The Munich Documentation Centre for the History of National Socialism, which occupies the site of the Nazi Party’s former headquarters, stands as a constant reminder of how the German city served as a fascist stronghold that lent power and legitimacy to a cult of terror.

Its current exhibition, Tell Me About Yesterday Tomorrow, on view to Aug. 30, invites 40 international artists, including Canadians Ydessa Hendeles, Brenda Draney, Brian Jungen, Ken Lum, Kent Monkman and Jon Rafman, to look to the history of National Socialism as a starting point to consider how right-wing populist opinion has once again infiltrated and become normalized in public discourse.

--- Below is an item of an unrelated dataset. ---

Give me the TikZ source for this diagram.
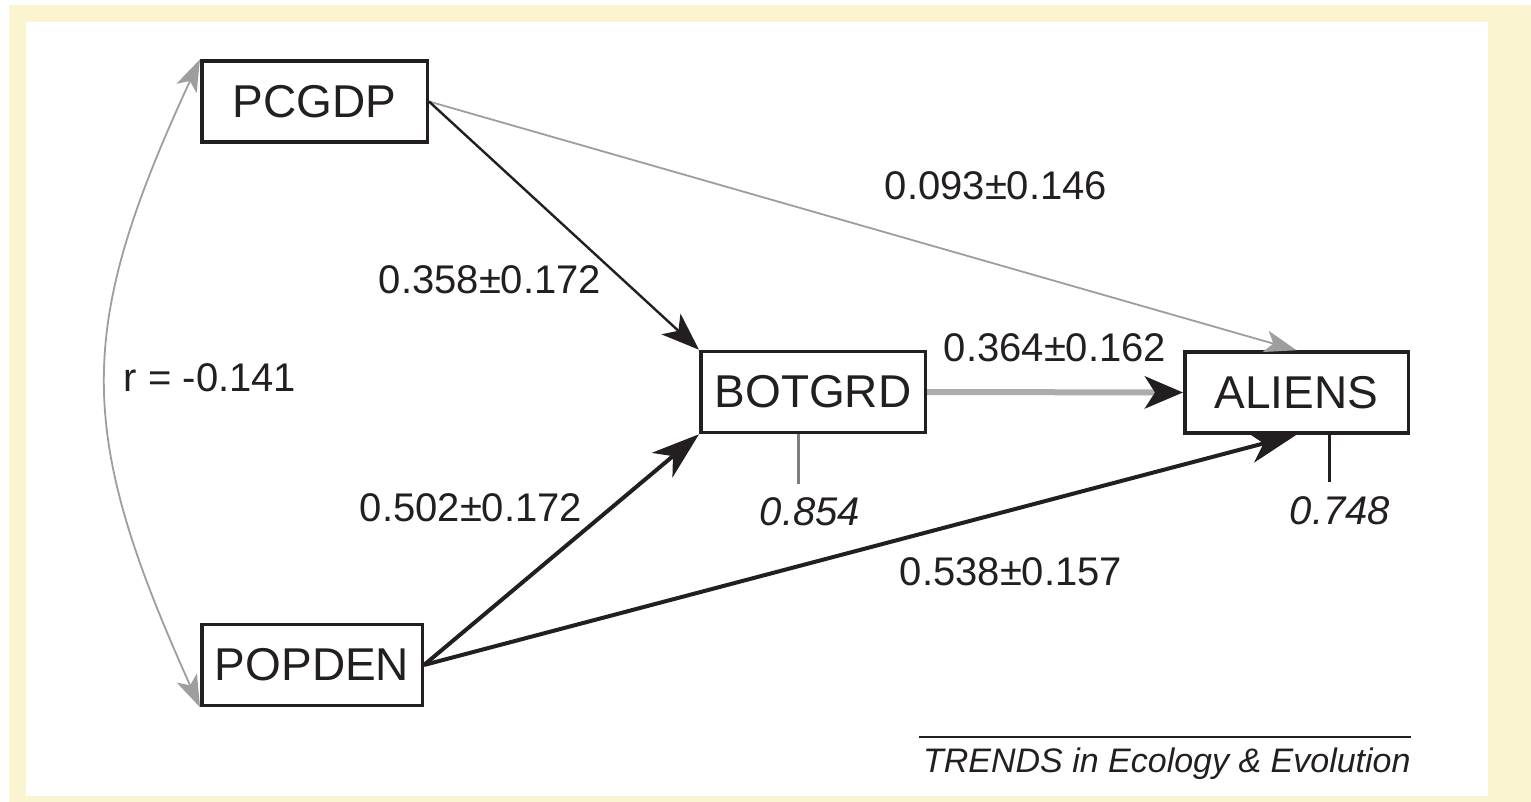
\documentclass[tikz,border=0pt]{standalone}
\usepackage{fontspec}
\setmainfont{Liberation Sans}
\usetikzlibrary{arrows.meta,calc}
\definecolor{fond}{RGB}{250,245,208}
\definecolor{noir}{RGB}{35,31,32}
\definecolor{gris}{RGB}{158,158,158}
\definecolor{grisclair}{RGB}{172,172,172}

\begin{document}
\begin{tikzpicture}[x=0.5pt,y=-0.5pt,
  var/.style={rectangle,draw=noir,line width=1.75pt,minimum height=40.5pt,inner sep=0pt,text=noir,font=\fontsize{23}{27}\selectfont},
  coef/.style={inner sep=0pt,text=noir,font=\fontsize{20}{24}\selectfont},
  resid/.style={coef,font=\fontsize{20}{24}\selectfont\itshape},
  fort/.style={draw=noir,line width=2pt,-{Stealth[length=24pt,width=16pt,inset=7pt]}},
  fin/.style={draw=noir,line width=1.2pt,-{Stealth[length=19pt,width=14pt,inset=5pt]}},
  faible/.style={draw=gris,line width=0.9pt,-{Stealth[length=16pt,width=11pt,inset=4pt]}}]
  % cadre
  \useasboundingbox (0,0) rectangle (1531,802);
  \fill[fond] (9,5) rectangle (1531,802);
  \fill[white] (26,22) rectangle (1488,796);

  % variables
  \node[var,minimum width=112.75pt] (pcgdp) at (314.5,101.5) {PCGDP};
  \node[var,minimum width=110.25pt] (popden) at (312,665) {POPDEN};
  \node[var,minimum width=112.25pt] (botgrd) at (813,392) {BOTGRD};
  \node[var,minimum width=111.75pt] (aliens) at (1296.5,392.5) {ALIENS};

  \coordinate (rb) at (798,484);
  \coordinate (ra) at (1329,482);

  % chemins
  \draw[faible,{Stealth[length=16pt,width=11pt,inset=4pt]}-{Stealth[length=16pt,width=11pt,inset=4pt]}]
    (pcgdp.north west) .. controls (75,330) and (75,430) .. (popden.south west);
  \draw[faible] (pcgdp.east) -- (aliens.north);
  \draw[fin] (pcgdp.east) -- (botgrd.north west);
  \draw[fort] (popden.east) -- (botgrd.south west);
  \draw[fort] (popden.east) -- (aliens.south);
  \draw[draw=grisclair,line width=3pt,-{Stealth[length=19pt,width=16pt,inset=5pt,color=noir]}] (botgrd.east) -- (aliens.west);
  \draw[draw=gris!80!black,line width=1.5pt] (botgrd.south -| rb) -- (rb);
  \draw[draw=noir,line width=1.5pt] (aliens.south -| ra) -- (ra);

  % coefficients
  \node[coef] (c1) at (996,186) {0.093±0.146};
  \node[coef] (c2) at (490,280) {0.358±0.172};
  \node[coef] (c3) at (1055,348) {0.364±0.162};
  \node[coef] (c4) at (210,378) {r = -0.141};
  \node[coef] (c5) at (471,508) {0.502±0.172};
  \node[coef] (c6) at (1011,572) {0.538±0.157};
  \node[resid] (r1) at (810,512) {0.854};
  \node[resid] (r2) at (1340,511) {0.748};

  % source
  \coordinate (s1) at (919,737);
  \coordinate (s2) at (1411,737);
  \draw[noir,line width=1.25pt] (s1) -- (s2);
  \node[inner sep=0pt,anchor=base east,text=noir,font=\fontsize{17}{20}\selectfont\itshape] (src) at (1411,772) {TRENDS in Ecology \& Evolution};
\end{tikzpicture}
\end{document}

In Hendeles’s newly created installation The Steeple and The People, housed off-site at St. Boniface’s Abbey, the German-born Canadian artist, collector, curator and founder of the former Ydessa Hendeles Art Foundation in Toronto – a seminal exhibition space for contemporary art in Canada – looks at how belief systems can both unite and divide people, and addresses “human nature and our shared inclination to conform.”

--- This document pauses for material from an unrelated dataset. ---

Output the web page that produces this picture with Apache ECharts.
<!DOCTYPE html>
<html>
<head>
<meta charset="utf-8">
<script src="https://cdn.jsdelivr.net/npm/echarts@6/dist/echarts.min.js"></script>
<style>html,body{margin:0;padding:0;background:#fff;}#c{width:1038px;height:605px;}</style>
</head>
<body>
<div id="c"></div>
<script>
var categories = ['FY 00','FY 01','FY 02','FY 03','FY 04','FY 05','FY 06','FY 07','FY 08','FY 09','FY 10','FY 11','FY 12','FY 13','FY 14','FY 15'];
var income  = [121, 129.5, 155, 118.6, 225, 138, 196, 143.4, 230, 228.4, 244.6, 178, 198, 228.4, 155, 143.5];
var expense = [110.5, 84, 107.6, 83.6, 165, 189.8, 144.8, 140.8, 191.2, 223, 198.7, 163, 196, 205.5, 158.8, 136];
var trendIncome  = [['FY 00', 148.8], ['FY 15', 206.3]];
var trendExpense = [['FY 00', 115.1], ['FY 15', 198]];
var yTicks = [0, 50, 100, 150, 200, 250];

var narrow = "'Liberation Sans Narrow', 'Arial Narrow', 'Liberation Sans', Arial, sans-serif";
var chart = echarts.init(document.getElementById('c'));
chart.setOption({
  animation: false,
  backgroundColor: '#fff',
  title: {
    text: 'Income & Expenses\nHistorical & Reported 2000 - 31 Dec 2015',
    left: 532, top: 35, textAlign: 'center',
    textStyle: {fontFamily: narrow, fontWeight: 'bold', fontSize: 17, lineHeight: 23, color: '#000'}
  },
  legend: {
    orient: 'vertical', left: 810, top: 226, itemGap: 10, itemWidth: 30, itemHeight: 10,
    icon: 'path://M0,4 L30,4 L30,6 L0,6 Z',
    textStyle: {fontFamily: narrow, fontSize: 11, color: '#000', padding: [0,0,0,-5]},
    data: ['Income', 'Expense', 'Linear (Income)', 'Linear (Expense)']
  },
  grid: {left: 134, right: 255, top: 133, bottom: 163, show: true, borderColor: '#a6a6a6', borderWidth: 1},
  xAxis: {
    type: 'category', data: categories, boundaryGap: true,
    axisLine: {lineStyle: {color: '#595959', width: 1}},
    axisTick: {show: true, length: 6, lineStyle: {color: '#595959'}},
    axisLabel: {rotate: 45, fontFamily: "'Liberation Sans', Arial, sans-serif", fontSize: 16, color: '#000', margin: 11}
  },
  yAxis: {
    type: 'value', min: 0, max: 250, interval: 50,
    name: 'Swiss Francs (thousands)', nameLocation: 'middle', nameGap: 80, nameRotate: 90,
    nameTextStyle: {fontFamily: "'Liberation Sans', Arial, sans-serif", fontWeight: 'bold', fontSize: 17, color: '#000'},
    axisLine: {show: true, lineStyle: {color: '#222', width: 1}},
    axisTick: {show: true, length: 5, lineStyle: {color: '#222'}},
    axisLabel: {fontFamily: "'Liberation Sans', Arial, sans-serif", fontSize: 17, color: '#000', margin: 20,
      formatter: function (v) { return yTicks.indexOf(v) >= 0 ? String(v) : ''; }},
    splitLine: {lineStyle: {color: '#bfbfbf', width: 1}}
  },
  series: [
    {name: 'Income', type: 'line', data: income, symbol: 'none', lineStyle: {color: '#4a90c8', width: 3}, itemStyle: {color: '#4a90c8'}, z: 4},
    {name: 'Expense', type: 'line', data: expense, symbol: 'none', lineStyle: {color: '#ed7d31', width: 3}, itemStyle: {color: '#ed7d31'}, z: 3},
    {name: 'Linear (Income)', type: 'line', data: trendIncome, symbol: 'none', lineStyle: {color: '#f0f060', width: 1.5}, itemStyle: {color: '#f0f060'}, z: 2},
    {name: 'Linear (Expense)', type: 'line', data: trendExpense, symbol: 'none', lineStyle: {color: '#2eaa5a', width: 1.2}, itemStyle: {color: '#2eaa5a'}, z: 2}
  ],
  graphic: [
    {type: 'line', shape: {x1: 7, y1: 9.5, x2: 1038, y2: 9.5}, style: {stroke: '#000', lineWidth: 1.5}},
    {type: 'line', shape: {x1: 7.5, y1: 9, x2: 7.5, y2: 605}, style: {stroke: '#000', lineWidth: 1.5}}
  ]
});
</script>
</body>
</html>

Using historical and personal artworks and artifacts – including a 1930 photograph of her father, Jacob, a Holocaust survivor, and a 1935 model train of “Der Adler,” which allowed Jewish people from Furth to work in Nuremberg, where they were not allowed to live – she stages a “contemporary art fable,” imagining an alternative history that ends with peaceful co-existence instead of persecution and genocide.

“The work ‘rewinds’ a dark story both to address it and to erase it by proposing a path for the future,” Hendeles says. By boldly rewriting history to eliminate its uncomfortable truths, the artist provides an effective rebuke to the populist’s appeal to return to a homogenous past that exists exclusively in the imaginary. She asserts that by engaging in the work of remembrance to formulate a progressive view of the future, it’s possible to derail a train and change the course of history for the better.